§ **INPUT MATERIAL**:

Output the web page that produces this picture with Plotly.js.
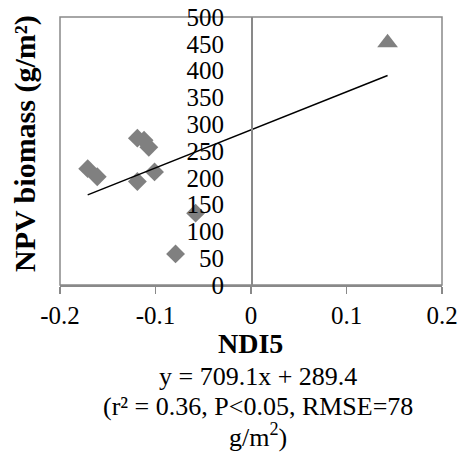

...

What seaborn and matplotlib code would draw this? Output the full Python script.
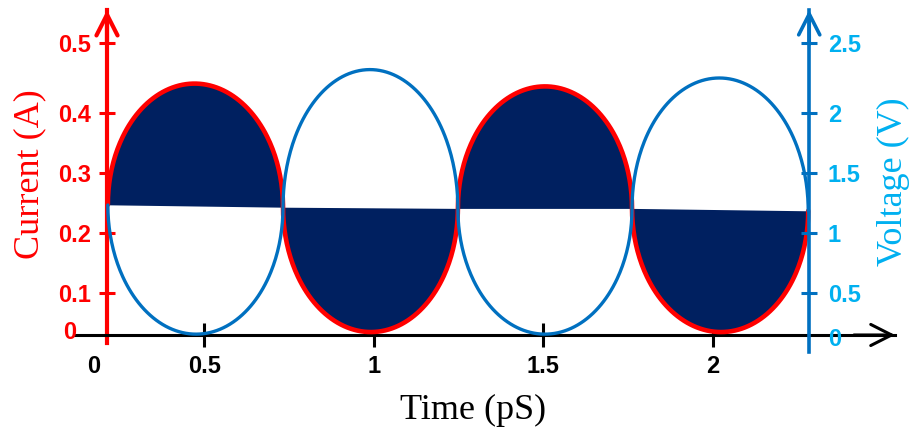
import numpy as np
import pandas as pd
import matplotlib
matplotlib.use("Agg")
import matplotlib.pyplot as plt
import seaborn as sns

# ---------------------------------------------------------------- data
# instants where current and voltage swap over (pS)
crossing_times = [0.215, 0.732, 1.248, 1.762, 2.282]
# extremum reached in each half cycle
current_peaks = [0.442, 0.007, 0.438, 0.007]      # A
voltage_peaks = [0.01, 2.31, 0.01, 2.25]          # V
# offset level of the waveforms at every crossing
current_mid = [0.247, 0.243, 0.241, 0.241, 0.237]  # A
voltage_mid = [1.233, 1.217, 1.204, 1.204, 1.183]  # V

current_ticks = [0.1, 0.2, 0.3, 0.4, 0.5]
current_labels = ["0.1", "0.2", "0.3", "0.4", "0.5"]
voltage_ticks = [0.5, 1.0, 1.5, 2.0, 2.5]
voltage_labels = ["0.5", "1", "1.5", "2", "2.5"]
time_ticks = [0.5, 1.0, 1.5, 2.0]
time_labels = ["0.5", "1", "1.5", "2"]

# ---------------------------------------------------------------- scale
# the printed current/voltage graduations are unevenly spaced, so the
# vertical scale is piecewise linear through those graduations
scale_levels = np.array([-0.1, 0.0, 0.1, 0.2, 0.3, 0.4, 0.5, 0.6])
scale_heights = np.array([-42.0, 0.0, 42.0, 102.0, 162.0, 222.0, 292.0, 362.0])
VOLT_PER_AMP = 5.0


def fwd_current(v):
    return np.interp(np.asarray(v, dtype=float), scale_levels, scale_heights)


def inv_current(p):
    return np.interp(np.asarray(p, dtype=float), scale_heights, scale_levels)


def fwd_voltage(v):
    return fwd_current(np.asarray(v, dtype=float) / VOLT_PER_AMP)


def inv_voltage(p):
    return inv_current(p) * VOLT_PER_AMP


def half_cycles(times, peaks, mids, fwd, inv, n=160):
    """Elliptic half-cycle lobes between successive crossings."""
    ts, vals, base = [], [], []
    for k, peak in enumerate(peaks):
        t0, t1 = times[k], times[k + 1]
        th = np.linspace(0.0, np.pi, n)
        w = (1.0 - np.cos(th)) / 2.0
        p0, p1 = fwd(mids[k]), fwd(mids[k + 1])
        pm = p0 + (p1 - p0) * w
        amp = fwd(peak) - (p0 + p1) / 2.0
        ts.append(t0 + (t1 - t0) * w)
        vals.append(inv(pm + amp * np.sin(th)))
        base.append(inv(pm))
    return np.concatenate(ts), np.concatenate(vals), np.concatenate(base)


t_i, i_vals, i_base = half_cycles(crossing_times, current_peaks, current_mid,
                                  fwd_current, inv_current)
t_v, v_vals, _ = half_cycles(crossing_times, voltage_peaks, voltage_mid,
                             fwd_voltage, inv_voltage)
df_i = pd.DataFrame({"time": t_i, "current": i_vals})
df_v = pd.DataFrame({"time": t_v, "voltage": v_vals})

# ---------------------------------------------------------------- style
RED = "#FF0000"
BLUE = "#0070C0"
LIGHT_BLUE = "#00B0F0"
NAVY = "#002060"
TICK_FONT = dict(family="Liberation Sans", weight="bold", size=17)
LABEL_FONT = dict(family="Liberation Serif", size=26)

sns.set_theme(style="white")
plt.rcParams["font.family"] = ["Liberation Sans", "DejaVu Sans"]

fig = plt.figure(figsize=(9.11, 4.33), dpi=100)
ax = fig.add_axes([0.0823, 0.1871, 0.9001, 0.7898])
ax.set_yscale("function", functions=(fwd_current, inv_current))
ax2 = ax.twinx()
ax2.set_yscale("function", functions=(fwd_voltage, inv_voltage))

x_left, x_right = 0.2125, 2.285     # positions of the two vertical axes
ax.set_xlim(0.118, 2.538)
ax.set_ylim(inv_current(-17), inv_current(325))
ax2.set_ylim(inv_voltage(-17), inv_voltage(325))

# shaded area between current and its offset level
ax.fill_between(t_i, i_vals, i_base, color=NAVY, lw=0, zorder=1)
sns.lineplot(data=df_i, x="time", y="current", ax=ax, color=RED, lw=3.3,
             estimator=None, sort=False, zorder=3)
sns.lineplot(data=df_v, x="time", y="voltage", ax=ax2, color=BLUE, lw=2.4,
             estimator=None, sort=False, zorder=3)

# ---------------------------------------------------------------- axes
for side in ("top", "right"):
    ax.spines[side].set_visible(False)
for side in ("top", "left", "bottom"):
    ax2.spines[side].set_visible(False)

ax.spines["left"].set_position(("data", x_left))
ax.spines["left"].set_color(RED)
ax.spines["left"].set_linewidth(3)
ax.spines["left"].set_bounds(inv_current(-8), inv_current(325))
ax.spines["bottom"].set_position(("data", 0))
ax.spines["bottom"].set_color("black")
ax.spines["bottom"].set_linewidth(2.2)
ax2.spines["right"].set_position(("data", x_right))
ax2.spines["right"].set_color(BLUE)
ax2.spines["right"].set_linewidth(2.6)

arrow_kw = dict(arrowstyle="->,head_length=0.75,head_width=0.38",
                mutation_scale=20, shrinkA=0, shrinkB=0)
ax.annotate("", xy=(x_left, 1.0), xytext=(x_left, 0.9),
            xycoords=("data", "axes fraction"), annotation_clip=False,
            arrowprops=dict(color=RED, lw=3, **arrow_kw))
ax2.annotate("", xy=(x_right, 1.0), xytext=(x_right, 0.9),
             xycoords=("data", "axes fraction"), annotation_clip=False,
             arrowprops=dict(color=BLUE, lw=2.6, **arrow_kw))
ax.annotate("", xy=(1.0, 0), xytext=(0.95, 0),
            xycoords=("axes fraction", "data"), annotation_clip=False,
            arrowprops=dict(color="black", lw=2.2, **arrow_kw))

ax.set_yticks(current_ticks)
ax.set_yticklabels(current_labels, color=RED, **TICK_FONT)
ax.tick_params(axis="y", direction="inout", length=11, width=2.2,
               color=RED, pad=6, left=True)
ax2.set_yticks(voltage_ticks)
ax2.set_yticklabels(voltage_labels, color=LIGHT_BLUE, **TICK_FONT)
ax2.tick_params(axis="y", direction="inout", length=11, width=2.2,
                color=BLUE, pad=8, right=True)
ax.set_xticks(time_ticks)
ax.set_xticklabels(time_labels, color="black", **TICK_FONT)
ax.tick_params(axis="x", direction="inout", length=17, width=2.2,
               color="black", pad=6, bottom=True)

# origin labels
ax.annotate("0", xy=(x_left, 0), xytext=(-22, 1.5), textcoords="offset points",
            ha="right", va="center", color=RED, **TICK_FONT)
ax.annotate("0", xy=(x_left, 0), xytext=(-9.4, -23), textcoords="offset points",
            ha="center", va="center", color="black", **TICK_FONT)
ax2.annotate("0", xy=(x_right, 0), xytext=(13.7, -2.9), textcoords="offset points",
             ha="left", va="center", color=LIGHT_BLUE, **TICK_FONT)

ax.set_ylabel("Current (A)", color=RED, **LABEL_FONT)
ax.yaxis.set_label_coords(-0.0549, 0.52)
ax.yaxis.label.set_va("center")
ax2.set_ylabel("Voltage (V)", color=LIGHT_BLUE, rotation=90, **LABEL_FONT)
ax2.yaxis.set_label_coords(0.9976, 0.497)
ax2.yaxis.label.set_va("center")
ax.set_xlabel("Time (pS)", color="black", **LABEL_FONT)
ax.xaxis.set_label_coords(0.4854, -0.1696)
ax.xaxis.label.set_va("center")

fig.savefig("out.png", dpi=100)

§ **DIRECTIONS FOR THIS TASK**: Quote the data above exactly from the line with "What seaborn and" to the line with "voltage_mid = [1.233, 1.217, 1.204, 1.204, 1.183]", both ends counted, and nothing else. Pictures don't go in.

§ **COMPLETE OUTPUT**:
What seaborn and matplotlib code would draw this? Output the full Python script.
import numpy as np
import pandas as pd
import matplotlib
matplotlib.use("Agg")
import matplotlib.pyplot as plt
import seaborn as sns

# ---------------------------------------------------------------- data
# instants where current and voltage swap over (pS)
crossing_times = [0.215, 0.732, 1.248, 1.762, 2.282]
# extremum reached in each half cycle
current_peaks = [0.442, 0.007, 0.438, 0.007]      # A
voltage_peaks = [0.01, 2.31, 0.01, 2.25]          # V
# offset level of the waveforms at every crossing
current_mid = [0.247, 0.243, 0.241, 0.241, 0.237]  # A
voltage_mid = [1.233, 1.217, 1.204, 1.204, 1.183]  # V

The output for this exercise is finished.